## Begin INFORMATION SHOWN

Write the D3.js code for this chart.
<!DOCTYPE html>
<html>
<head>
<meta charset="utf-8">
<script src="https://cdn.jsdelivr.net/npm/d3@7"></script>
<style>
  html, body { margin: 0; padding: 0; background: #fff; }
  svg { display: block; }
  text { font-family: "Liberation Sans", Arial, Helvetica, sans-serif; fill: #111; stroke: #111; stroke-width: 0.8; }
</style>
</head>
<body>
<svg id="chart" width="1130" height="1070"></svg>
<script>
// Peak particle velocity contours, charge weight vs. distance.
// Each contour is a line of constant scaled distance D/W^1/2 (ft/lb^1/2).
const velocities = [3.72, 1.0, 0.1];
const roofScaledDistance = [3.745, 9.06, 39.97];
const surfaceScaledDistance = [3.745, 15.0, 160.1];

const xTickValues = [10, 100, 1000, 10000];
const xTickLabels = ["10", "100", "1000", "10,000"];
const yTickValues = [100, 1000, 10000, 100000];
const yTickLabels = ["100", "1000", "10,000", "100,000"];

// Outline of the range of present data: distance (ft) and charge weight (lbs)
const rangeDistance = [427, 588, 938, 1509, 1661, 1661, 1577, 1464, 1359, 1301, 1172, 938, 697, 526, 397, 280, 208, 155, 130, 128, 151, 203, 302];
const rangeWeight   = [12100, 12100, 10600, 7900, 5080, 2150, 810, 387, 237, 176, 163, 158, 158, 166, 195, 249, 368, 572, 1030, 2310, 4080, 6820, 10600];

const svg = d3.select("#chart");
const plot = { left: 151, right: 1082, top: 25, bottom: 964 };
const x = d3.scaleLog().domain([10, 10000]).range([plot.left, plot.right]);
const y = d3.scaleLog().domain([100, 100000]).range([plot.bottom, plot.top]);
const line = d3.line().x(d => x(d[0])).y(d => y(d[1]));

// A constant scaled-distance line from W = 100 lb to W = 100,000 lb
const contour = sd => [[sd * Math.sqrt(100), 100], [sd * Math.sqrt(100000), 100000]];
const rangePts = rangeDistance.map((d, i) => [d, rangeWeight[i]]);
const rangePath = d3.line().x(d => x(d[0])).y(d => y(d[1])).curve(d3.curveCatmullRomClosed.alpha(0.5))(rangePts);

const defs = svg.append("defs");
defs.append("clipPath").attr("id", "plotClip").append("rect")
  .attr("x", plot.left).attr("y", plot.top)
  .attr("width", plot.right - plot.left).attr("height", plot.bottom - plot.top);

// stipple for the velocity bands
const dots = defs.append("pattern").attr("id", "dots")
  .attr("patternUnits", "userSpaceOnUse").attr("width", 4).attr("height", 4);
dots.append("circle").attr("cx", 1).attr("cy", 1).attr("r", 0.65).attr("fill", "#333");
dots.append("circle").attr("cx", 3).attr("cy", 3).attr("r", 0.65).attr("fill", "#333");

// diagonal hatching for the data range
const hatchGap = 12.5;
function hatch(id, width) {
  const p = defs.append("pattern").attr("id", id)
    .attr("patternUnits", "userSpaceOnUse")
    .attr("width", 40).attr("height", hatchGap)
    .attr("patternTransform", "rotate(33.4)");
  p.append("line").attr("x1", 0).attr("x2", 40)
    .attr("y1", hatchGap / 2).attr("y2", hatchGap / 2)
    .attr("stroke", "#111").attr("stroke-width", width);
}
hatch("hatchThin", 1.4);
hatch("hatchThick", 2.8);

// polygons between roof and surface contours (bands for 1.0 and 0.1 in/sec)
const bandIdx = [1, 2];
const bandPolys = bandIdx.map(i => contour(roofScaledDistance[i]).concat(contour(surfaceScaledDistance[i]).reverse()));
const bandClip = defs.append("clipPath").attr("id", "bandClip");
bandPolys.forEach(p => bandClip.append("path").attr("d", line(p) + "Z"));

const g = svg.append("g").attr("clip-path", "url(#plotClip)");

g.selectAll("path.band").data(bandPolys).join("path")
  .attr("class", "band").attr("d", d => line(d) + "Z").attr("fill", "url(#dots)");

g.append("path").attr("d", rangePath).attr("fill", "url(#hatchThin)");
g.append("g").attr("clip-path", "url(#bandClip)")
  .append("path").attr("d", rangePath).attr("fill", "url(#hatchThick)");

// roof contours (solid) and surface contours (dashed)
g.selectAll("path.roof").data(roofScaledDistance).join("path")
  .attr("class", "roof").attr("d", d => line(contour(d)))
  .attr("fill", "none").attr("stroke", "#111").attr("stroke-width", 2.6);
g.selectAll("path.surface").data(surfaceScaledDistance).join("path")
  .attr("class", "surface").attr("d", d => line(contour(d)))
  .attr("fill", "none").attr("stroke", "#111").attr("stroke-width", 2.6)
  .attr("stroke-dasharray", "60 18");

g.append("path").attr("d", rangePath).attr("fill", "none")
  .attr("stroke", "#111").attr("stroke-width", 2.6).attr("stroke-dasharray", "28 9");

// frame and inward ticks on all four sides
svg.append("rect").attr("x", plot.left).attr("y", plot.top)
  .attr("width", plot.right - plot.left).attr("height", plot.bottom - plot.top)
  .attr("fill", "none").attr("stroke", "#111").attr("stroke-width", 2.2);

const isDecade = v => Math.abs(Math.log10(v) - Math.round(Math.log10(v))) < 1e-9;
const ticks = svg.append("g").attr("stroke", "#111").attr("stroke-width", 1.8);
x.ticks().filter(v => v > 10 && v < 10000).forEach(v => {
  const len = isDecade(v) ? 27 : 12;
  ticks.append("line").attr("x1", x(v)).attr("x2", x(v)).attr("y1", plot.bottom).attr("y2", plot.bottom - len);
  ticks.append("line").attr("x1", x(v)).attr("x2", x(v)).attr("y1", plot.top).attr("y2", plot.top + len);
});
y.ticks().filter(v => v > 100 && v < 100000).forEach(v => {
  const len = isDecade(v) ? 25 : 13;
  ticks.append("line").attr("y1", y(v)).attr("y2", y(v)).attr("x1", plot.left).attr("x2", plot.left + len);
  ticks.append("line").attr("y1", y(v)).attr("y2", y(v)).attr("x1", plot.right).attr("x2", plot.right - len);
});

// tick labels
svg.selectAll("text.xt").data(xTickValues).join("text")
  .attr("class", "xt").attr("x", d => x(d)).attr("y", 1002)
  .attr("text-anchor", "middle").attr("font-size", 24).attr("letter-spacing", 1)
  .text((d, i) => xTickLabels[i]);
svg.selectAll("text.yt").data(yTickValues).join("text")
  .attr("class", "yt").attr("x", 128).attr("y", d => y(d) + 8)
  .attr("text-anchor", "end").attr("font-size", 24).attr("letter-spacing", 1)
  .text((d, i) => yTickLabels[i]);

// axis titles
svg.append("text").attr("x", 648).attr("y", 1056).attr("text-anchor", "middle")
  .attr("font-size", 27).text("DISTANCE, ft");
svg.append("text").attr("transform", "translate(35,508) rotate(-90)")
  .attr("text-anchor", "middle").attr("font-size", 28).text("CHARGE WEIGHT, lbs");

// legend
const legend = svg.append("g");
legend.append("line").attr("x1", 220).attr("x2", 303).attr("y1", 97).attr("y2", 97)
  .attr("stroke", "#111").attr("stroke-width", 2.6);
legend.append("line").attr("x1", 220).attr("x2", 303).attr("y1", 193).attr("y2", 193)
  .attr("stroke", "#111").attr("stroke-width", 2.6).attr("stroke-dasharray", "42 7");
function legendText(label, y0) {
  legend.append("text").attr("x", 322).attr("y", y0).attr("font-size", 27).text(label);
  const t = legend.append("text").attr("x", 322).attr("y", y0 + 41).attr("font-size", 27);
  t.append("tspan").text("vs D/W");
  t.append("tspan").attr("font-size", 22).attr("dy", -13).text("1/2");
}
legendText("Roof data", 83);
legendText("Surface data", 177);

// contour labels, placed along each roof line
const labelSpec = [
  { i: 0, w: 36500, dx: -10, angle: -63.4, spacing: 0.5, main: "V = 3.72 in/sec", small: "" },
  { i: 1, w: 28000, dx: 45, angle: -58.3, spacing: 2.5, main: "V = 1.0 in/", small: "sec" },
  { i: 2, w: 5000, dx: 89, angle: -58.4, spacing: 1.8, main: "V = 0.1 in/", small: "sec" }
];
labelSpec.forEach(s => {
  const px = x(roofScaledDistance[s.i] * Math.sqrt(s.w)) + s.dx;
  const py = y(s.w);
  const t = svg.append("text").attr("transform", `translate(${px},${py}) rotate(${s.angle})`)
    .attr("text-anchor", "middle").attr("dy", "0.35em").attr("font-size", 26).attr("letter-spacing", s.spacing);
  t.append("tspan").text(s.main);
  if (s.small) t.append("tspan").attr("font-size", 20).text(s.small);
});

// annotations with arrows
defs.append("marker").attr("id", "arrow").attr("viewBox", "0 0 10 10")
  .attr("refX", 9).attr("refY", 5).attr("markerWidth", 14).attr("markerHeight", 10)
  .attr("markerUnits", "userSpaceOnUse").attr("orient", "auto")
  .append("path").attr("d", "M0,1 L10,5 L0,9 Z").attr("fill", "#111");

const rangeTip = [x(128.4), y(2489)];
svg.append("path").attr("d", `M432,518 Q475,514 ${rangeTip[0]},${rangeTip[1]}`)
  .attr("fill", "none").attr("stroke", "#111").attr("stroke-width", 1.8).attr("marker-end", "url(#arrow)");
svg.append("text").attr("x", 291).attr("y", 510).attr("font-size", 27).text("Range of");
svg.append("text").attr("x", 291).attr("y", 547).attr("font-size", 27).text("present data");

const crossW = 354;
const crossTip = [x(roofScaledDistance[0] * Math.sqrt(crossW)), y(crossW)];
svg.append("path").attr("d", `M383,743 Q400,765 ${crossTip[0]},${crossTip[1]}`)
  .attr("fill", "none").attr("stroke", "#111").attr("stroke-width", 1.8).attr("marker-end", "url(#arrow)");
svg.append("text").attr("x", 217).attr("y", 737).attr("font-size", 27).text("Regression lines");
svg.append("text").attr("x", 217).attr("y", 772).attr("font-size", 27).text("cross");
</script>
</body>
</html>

## End INFORMATION SHOWN

GIVEN INSTRUCTION: Copy exactly the lines that run from the first line of the data to the line containing "const line = d3.line().x(d", please, with both ends included and nothing else.

RESPONSE:
Write the D3.js code for this chart.
<!DOCTYPE html>
<html>
<head>
<meta charset="utf-8">
<script src="https://cdn.jsdelivr.net/npm/d3@7"></script>
<style>
  html, body { margin: 0; padding: 0; background: #fff; }
  svg { display: block; }
  text { font-family: "Liberation Sans", Arial, Helvetica, sans-serif; fill: #111; stroke: #111; stroke-width: 0.8; }
</style>
</head>
<body>
<svg id="chart" width="1130" height="1070"></svg>
<script>
// Peak particle velocity contours, charge weight vs. distance.
// Each contour is a line of constant scaled distance D/W^1/2 (ft/lb^1/2).
const velocities = [3.72, 1.0, 0.1];
const roofScaledDistance = [3.745, 9.06, 39.97];
const surfaceScaledDistance = [3.745, 15.0, 160.1];

const xTickValues = [10, 100, 1000, 10000];
const xTickLabels = ["10", "100", "1000", "10,000"];
const yTickValues = [100, 1000, 10000, 100000];
const yTickLabels = ["100", "1000", "10,000", "100,000"];

// Outline of the range of present data: distance (ft) and charge weight (lbs)
const rangeDistance = [427, 588, 938, 1509, 1661, 1661, 1577, 1464, 1359, 1301, 1172, 938, 697, 526, 397, 280, 208, 155, 130, 128, 151, 203, 302];
const rangeWeight   = [12100, 12100, 10600, 7900, 5080, 2150, 810, 387, 237, 176, 163, 158, 158, 166, 195, 249, 368, 572, 1030, 2310, 4080, 6820, 10600];

const svg = d3.select("#chart");
const plot = { left: 151, right: 1082, top: 25, bottom: 964 };
const x = d3.scaleLog().domain([10, 10000]).range([plot.left, plot.right]);
const y = d3.scaleLog().domain([100, 100000]).range([plot.bottom, plot.top]);
const line = d3.line().x(d => x(d[0])).y(d => y(d[1]));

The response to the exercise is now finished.